The absurdity of the argument can be judged from the fact that Congress for all its electoral bravado and ‘game changers’ was in reality aiming to restrict Modi to less than the 117 seats he won in 2007.

On the other hand, Modi appears immune to natural anti incumbency, a vituperative electoral campaign with the media acting akin to an opposition party and a disgruntled influential BJP strongman who revolted before the elections.

Modi’s victory speech modestly dedicating himself “to the service of Gujarat for the next five years” has however very few takers in India.

The BJP which has found itself in the doldrums after the electoral debacle in 2004 parliamentary elections is desperately seeking a leader to revive sagging fortunes. Although it has a plethora of leaders desirous of mounting a challenge, none have the charisma of Modi.

The lack of charismatic leaders coupled with infightings in the party has ensured that the BJP has failed to derive the anticipated results from the disastrous performance of the UPA government.

Seen as a proxy to Sonia’s dynastic ambition for Rahul’s inevitable ascension, Manmohan Singh lacks the authority to govern. Sycophancy in the Congress has reached a crescendo with cabinet ministers openly declaring their loyalty to Rahul, circumventing Manmohan. The egregious governance resulting from lack of political leadership has seen repeated people’s protests on the streets of New Delhi virtually challenging the government’s authority.

Rahul Gandhi on the other hand has been an unmitigated disaster. Perhaps unaware of the ground realities, he has led Congress from one electoral debacle to another. Inspite of being projected as a youth icon by the media, he has failed to inspire any confidence in the country with a youthful demographic profile. His remarkable ability to remain silent and inconspicuous in parliament has also debunked the myth of his suitability for running the country. Noted historian Ramchandra Guha, whose admiration for the Nehru-Gandhi family is no secret, has advised Rahul to “opt for another profession.”

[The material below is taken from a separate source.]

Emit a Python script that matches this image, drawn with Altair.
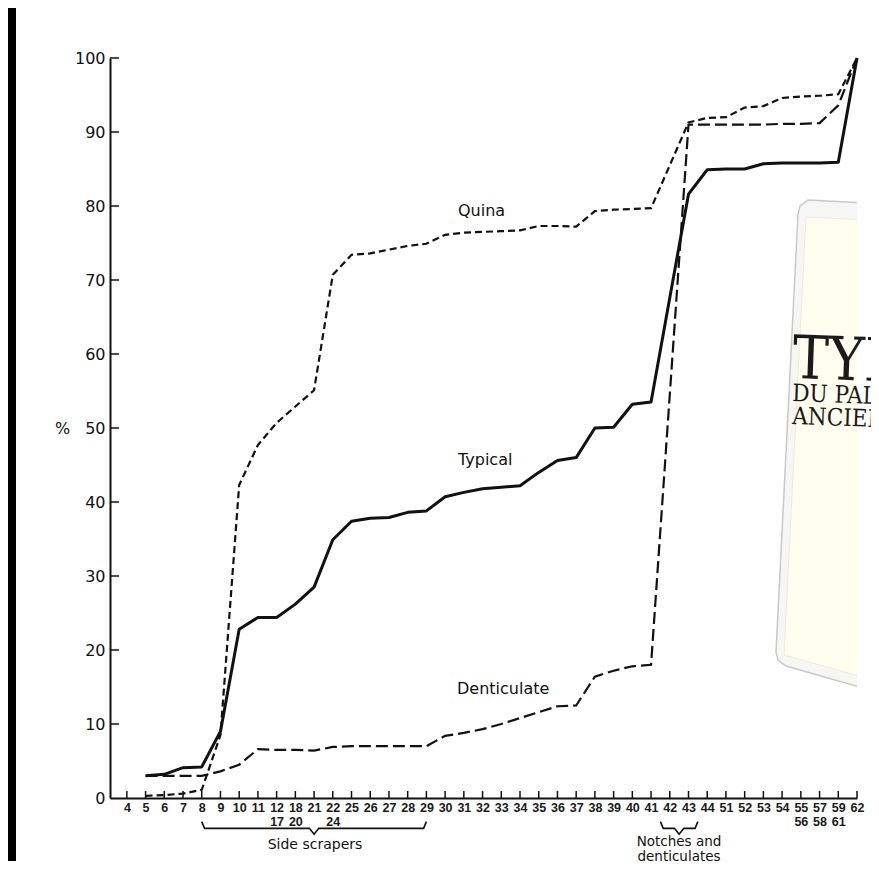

Modi’s inevitable projection as Prime Minister prior to the 2014 parliamentary elections will however compel Rahul to come out of the closet and take him on in a presidential type campaign. That Rahul lacks the charisma and the acerbic style of Modi is certain to complicate matters for the Congress. The optimism generated by Modi amongst the middle class who increasingly see him as a panacea forIndia’s multifarious ills assures him of widespread support. Modi’s trenchant opposition to nepotism and his development model for Gujarat has found numerous takers in corporate India. 

The path ahead for Modi is however not easy. He still remains a polarizing figure and needs to increase his appeal across various segments of the society. Although he might have won over the Muslims in Gujarat, his opponents will ensure that the ghosts of the 2002 riots are never buried, irrespective of its costs to the Indian society. That no investigation has found an iota of evidence against him for his alleged role in those riots remains a trivial to the harbingers of doom.

With Indian polity firmly entrenched in coalition politics Modi will have to ensure that the BJP led National Democratic Alliance (NDA) does not fragment because of his projection as Prime Minister. A banner of revolt has already been raised by Nitish Kumar, the Chief Minister of the eastern state of Bihar and a prominent leader of JD (U) an NDA ally. Apart from his personal political ambitions, Nitish is apprehensive of losing Muslim support if he accepts Modi as his leader. In the era of coalition politics even one ally breaking away could have major repercussions for the NDA. 

How Modi manages the dissension in his own ranks therefore remains vital to his eventual march to New Delhi. If he manages to hold on to old allies and make new ones, the Nehru-Gandhi dynasty could be in real trouble.

History beckons Modi. Can he replicate his Gujarat model across India?

The Indian middle class exasperated by the disappearance of governance in the country fervently hopes so!